Archive for May 31st, 2006

Because Orson likes shiny things

Wednesday, May 31st, 2006

A special post for Orson, purveyor and promoter of shiny things. A shiny new animation visually reproducing The Worst Half of College Football in the History of the Game, courtesy of the 2005 Tennessee Volunteers.

Proves the point rather well that feculence polished is still feculence. Unmitigated futility is always appalling, even in gradients.

This is actually just a sneak peak at something I’ve been working on — and continue to work on — during the off season. It’s not really ready yet, but it’s getting there. If you don’t see anything, get the most recent Flash Player. If it doesn’t fit on your screen or the formatting has gone all funky, sorry. Working on it.

The solid lines are drives, and the segmented lines are punts. Play, pause, and stop buttons will be added later. For now, if you want to see it again, re-load the page. UPDATE: [I see now that it's repeating itself of its own free will. Sure hope that doesn't hold true for our season.] UPDATE II: [Well, what's going on? It's no longer repeating by itself. Hmmm . . . Coach Cut must have visited and put a stop to it.] For a bigger version, go the Animated Drive Chart page.

Currently, the drive chart is all hand-animated (except for the motion tweens), but I’m working on (1) creating the thing dynamically with Actionscript; and (2) getting the variables into and out of Flash and ActionScript so I can just input the numbers and have it spit out the result. Think good thoughts for me because if I succeed, I’ll share with other teams’ bloggers.

I’ll do Orson’s in brushed metal gradients. In cursive.

Two-minute drill: cookbook for calamity, Parys Haralson, and tinkering with the system

Wednesday, May 31st, 2006

Sunday Morning Quarterback has an Absurdly Premature Assessment of Tennessee and compares the 2006 Vols to New Coke.  Best line: “REASON TO BE AFRAID, VERY AFRAID: The same Ainge behind a reconstructed line is a whole cookbook for calamity; the same guys on offense last year couldn’t score on anybody, and the defense can’t be nearly as good again without Mahelona, Haralson, Simon, etc.”
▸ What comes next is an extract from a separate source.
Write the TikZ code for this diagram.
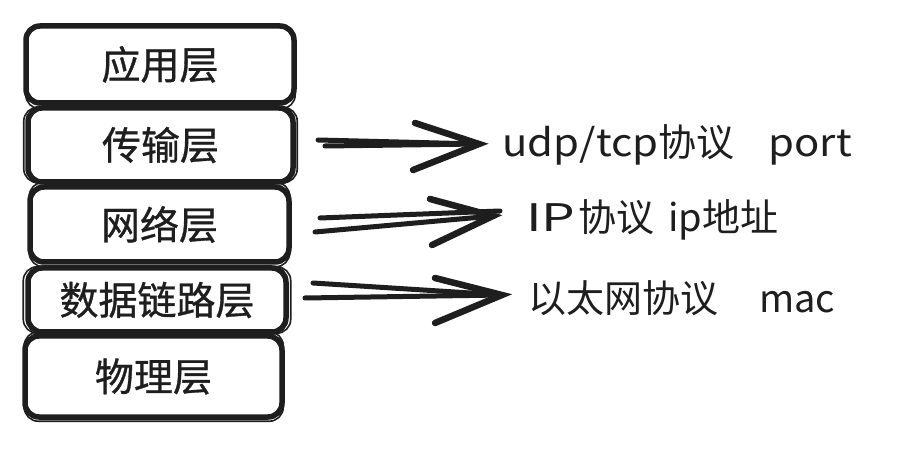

Losing Parys Haralson, Jesse Mahelona, Omar Gaither, Kevin Simon, and Jason Allen (two of four starting defensive linemen, two of three starting linebackers, and one defensive back) will certainly hurt, but defensive coordinator John Chavis always seems to have the talent and to coach that talent well, and he likes his linebackers for this year.  And the hope is that we won’t see the “same” Ainge but a reanimated one, and that the reconstructed line will be better, lighter, faster, stronger than the old one. Still, SMQ wonderfully articulates Vols’ fans’ worst fears.

Speaking of Parys Haralson, who was selected in the 5th round by San Francisco in the recent NFL draft, SFillustrated.com’s Russ Lande thinks that Haralson is going to be better than Manny Lawson, who SF picked in the first round:  “I think two years from now he’ll be the starter and Manny Lawson will be trying to find a way to get on the field.”  Pretty strong.

The off season tinkering with the system continues this year as basketball does away with the airborne timeout.  UT basketball coach Bruce Pearl doesn’t like the change.  To get in on the action, NCAA football officials decided yesterday to allow coaches to challenge one on-the-field ruling per game and have it reviewed by instant replay.  They can only challenge if they have a timeout remaining.  Y’all see any problems?